The pumping was set to end Sunday, and officials hoped that within days they could start transferring the more highly contaminated water to the now-drained facility. The operation is risky because the water will be transferred through a hose snaking around buildings on the complex, meaning that if there are cracks or leaks in the hose, radiation could escape into the air.

"We must make sure we can do this safely," said Hidehiko Nishiyama, chief spokesman for Japan's nuclear safety agency.

Now that removal of the contaminated water is under way, officials are starting to consider options for restoring cooling systems vital to preventing further reactor damage. But they won't know what will work best until the water is out of the way and they can see which parts are usable and which have been destroyed.

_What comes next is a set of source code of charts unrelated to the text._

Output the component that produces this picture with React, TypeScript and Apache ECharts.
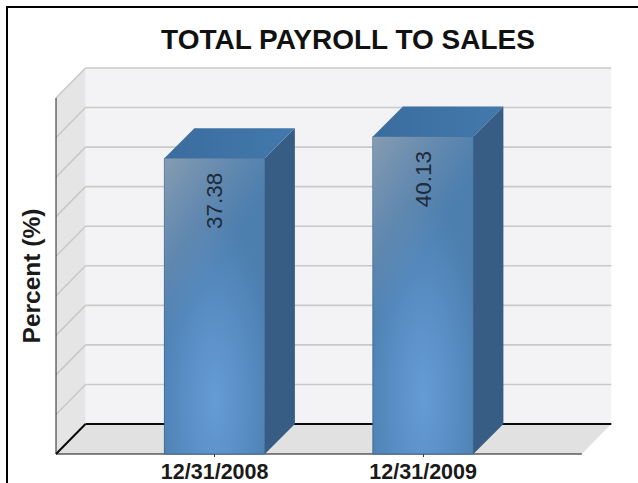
import React, { useEffect, useRef } from "react";
import * as echarts from "echarts";

const categories = ["12/31/2008", "12/31/2009"];
const payrollPercent = [37.38, 40.13];
const gridValues = [0, 5, 10, 15, 20, 25, 30, 35, 40, 45];

const DEPTH_X = 29.5;
const DEPTH_Y = 30;
const GRID_LEFT = 110.4;
const GRID_WIDTH = 417;
const WALL_OVERHANG = 54.4;
const BAR_RATIO = 0.482;
const LABEL_FONT = "22.5px 'Liberation Sans', Arial, sans-serif";

// Floor and side/back walls of the 3D box, spanning the whole y range.
function renderWalls(params: any, api: any) {
  const sys = params.coordSys;
  const x0 = sys.x - WALL_OVERHANG;
  const x1 = sys.x + sys.width + WALL_OVERHANG;
  const yTop = api.coord([0, 45])[1];
  const yBase = api.coord([0, 0])[1];
  const dx = DEPTH_X;
  const dy = DEPTH_Y;
  const poly = (points: number[][], fill: any) => ({
    type: "polygon",
    shape: { points },
    style: { fill, stroke: "none" },
  });
  return {
    type: "group",
    children: [
      poly([[x0 + dx, yTop - dy], [x1 + dx, yTop - dy], [x1 + dx, yBase - dy], [x0 + dx, yBase - dy]], "#f3f3f5"),
      poly([[x0, yTop], [x0 + dx, yTop - dy], [x0 + dx, yBase - dy], [x0, yBase]], "#e5e5e5"),
      poly([[x0, yBase], [x0 + dx, yBase - dy], [x1 + dx, yBase - dy], [x1, yBase]], "#e1e1e1"),
    ],
  };
}

// One grid line per value: a diagonal on the side wall and a run along the back wall.
function renderGridLine(params: any, api: any) {
  const sys = params.coordSys;
  const x0 = sys.x - WALL_OVERHANG;
  const x1 = sys.x + sys.width + WALL_OVERHANG;
  const y = api.coord([0, api.value(1)])[1];
  const isBase = api.value(1) === 0;
  const stroke = isBase ? "#0a0a0a" : "#c9c9c9";
  const lineWidth = isBase ? 2 : 1.6;
  return {
    type: "group",
    children: [
      {
        type: "line",
        shape: { x1: x0, y1: y, x2: x0 + DEPTH_X, y2: y - DEPTH_Y },
        style: { stroke, lineWidth },
      },
      {
        type: "line",
        shape: { x1: x0 + DEPTH_X, y1: y - DEPTH_Y, x2: x1 + DEPTH_X, y2: y - DEPTH_Y },
        style: { stroke, lineWidth },
      },
    ],
  };
}

// Front axis lines, painted after the walls and before the bars.
function renderAxes(params: any, api: any) {
  const sys = params.coordSys;
  const x0 = sys.x - WALL_OVERHANG;
  const x1 = sys.x + sys.width + WALL_OVERHANG;
  const yTop = api.coord([0, 45])[1];
  const yBase = api.coord([0, 0])[1];
  return {
    type: "group",
    children: [
      { type: "line", shape: { x1: x0, y1: yTop, x2: x0, y2: yBase }, style: { stroke: "#222", lineWidth: 1 } },
      { type: "line", shape: { x1: x0, y1: yBase, x2: x1, y2: yBase }, style: { stroke: "#111", lineWidth: 1.2 } },
    ],
  };
}

// A bar as three faces: shaded front, lit top, dark side, plus its rotated value.
function renderBar(params: any, api: any) {
  const value = api.value(1);
  const [cx, yTop] = api.coord([api.value(0), value]);
  const yBase = api.coord([api.value(0), 0])[1];
  const w = api.size([1, 0])[0] * BAR_RATIO;
  const xl = cx - w / 2;
  const xr = cx + w / 2;
  const dx = DEPTH_X + 0.5;
  const dy = DEPTH_Y;
  return {
    type: "group",
    children: [
      {
        type: "rect",
        shape: { x: xl, y: yTop, width: w, height: yBase - yTop },
        style: {
          fill: {
            type: "radial",
            x: 0.5,
            y: 0.82,
            r: 0.62,
            colorStops: [
              { offset: 0, color: "#659cd5" },
              { offset: 0.45, color: "#5a8fc6" },
              { offset: 1, color: "#4c7eae" },
            ],
          },
          stroke: "#3e6c99",
          lineWidth: 1,
        },
      },
      {
        // Grey sheen fading from the top-left corner down the face.
        type: "rect",
        shape: { x: xl, y: yTop, width: w, height: yBase - yTop },
        style: {
          fill: {
            type: "linear",
            x: 0,
            y: 0,
            x2: 0.25,
            y2: 0.5,
            colorStops: [
              { offset: 0, color: "rgba(170,175,180,0.62)" },
              { offset: 1, color: "rgba(150,160,175,0)" },
            ],
          },
          stroke: "none",
        },
      },
      {
        type: "polygon",
        shape: { points: [[xl, yTop], [xl + dx, yTop - dy], [xr + dx, yTop - dy], [xr, yTop]] },
        style: {
          fill: {
            type: "linear",
            x: 0,
            y: 0,
            x2: 1,
            y2: 0,
            colorStops: [
              { offset: 0, color: "#3b6c9e" },
              { offset: 1, color: "#4379ad" },
            ],
          },
          stroke: "none",
        },
      },
      {
        type: "polygon",
        shape: { points: [[xr, yTop], [xr + dx, yTop - dy], [xr + dx, yBase - dy], [xr, yBase]] },
        style: { fill: "#385d85", stroke: "none" },
      },
      {
        type: "text",
        x: cx,
        y: yTop + 42.5,
        rotation: Math.PI / 2,
        style: {
          text: value.toFixed(2),
          font: LABEL_FONT,
          fill: "#1d2b3a",
          align: "center",
          verticalAlign: "middle",
        },
      },
    ],
  };
}

export default function App() {
  const ref = useRef<HTMLDivElement>(null);

  useEffect(() => {
    const chart = echarts.init(ref.current!, undefined, { renderer: "svg" });
    const xIndexed = gridValues.map((v) => [0, v]);
    const bars = payrollPercent.map((v, i) => [i, v]);
    chart.setOption({
      animation: false,
      backgroundColor: "#ffffff",
      title: {
        text: "TOTAL PAYROLL TO SALES",
        left: 343,
        top: 20,
        textAlign: "center",
        textStyle: {
          fontFamily: "'Liberation Sans', Arial, sans-serif",
          fontSize: 28,
          fontWeight: "bold",
          color: "#111111",
        },
      },
      grid: { left: GRID_LEFT, width: GRID_WIDTH, top: 98, height: 357 },
      xAxis: {
        type: "category",
        data: categories,
        axisLine: { show: false },
        axisTick: { show: true, alignWithLabel: true, length: 3, lineStyle: { color: "#333" } },
        axisLabel: {
          margin: 7,
          fontFamily: "'Liberation Sans', Arial, sans-serif",
          fontSize: 21.5,
          fontWeight: "bold",
          color: "#1a1a1a",
        },
      },
      yAxis: {
        type: "value",
        min: 0,
        max: 45,
        interval: 5,
        axisLine: { show: false },
        axisTick: { show: false },
        axisLabel: { show: false },
        splitLine: { show: false },
        name: "Percent (%)",
        nameLocation: "middle",
        nameGap: 66,
        nameRotate: 90,
        nameTextStyle: {
          fontFamily: "'Liberation Sans', Arial, sans-serif",
          fontSize: 24.5,
          fontWeight: "bold",
          color: "#1a1a1a",
        },
      },
      graphic: [
        { type: "rect", shape: { x: 6, y: 6, width: 2, height: 477 }, style: { fill: "#000" } },
        { type: "rect", shape: { x: 6, y: 6, width: 632, height: 2 }, style: { fill: "#000" } },
      ],
      series: [
        { type: "custom", silent: true, z: 1, renderItem: renderWalls, data: [[0, 45]] },
        { type: "custom", silent: true, z: 2, renderItem: renderGridLine, data: xIndexed },
        { type: "custom", silent: true, z: 3, renderItem: renderAxes, data: [[0, 0]] },
        { type: "custom", silent: true, z: 4, renderItem: renderBar, data: bars },
      ],
    });
    return () => chart.dispose();
  }, []);

  return (
    <div
      ref={ref}
      style={{ position: "absolute", left: 0, top: 0, width: 638, height: 483 }}
    />
  );
}
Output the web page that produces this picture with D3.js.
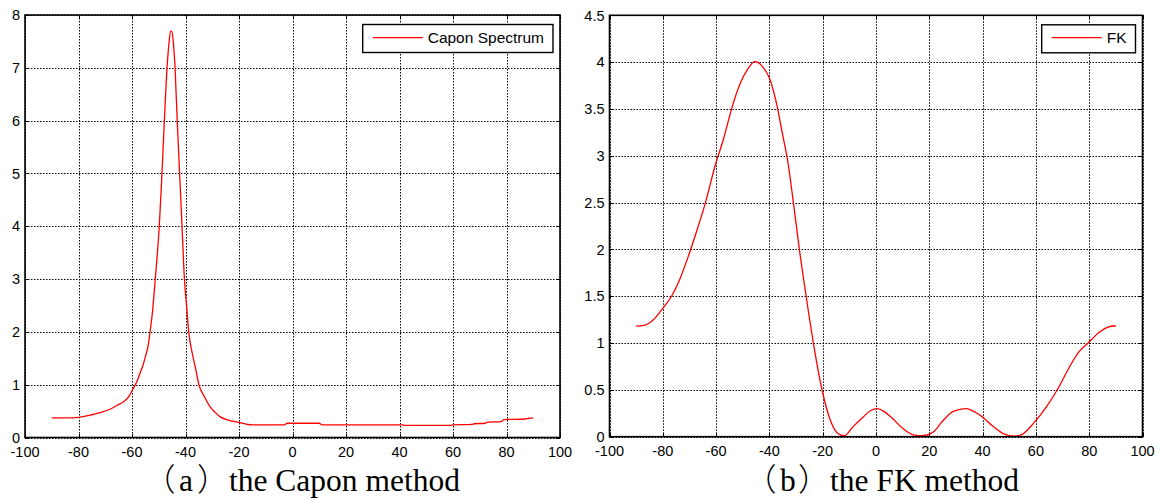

Also Sunday, plant workers were getting ready to move highly contaminated water swelling in a trench in one of six reactor buildings into a storage area in the building. The transfer was necessary to keep the water from leaking into the sea.

In Tokyo, hundreds of demonstrators, including families with small children and members of labor, consumer and feminist groups, chanted "No more Fukushima!" "No nuclear plants" and other anti-nuclear slogans Sunday as they marched through government headquarters and passed in front of the Nuclear and Industrial Safety Agency's offices.

Many carried banners and placards, while others held bouquets of flowers. The participants, who mainly demanded the closure of another nuclear complex, Hamaoka in central Japan, also rallied outside the Tokyo offices of Chubu Electric Power Co., which operates that plant.

Meanwhile, 250,000 households in northern Japan were still without running water and electricity Sunday. Some have not had it since the tsunami, while others lost it in a magnitude-7.1 aftershock Thursday that killed three people and rattled nerves, but did not cause extensive damage.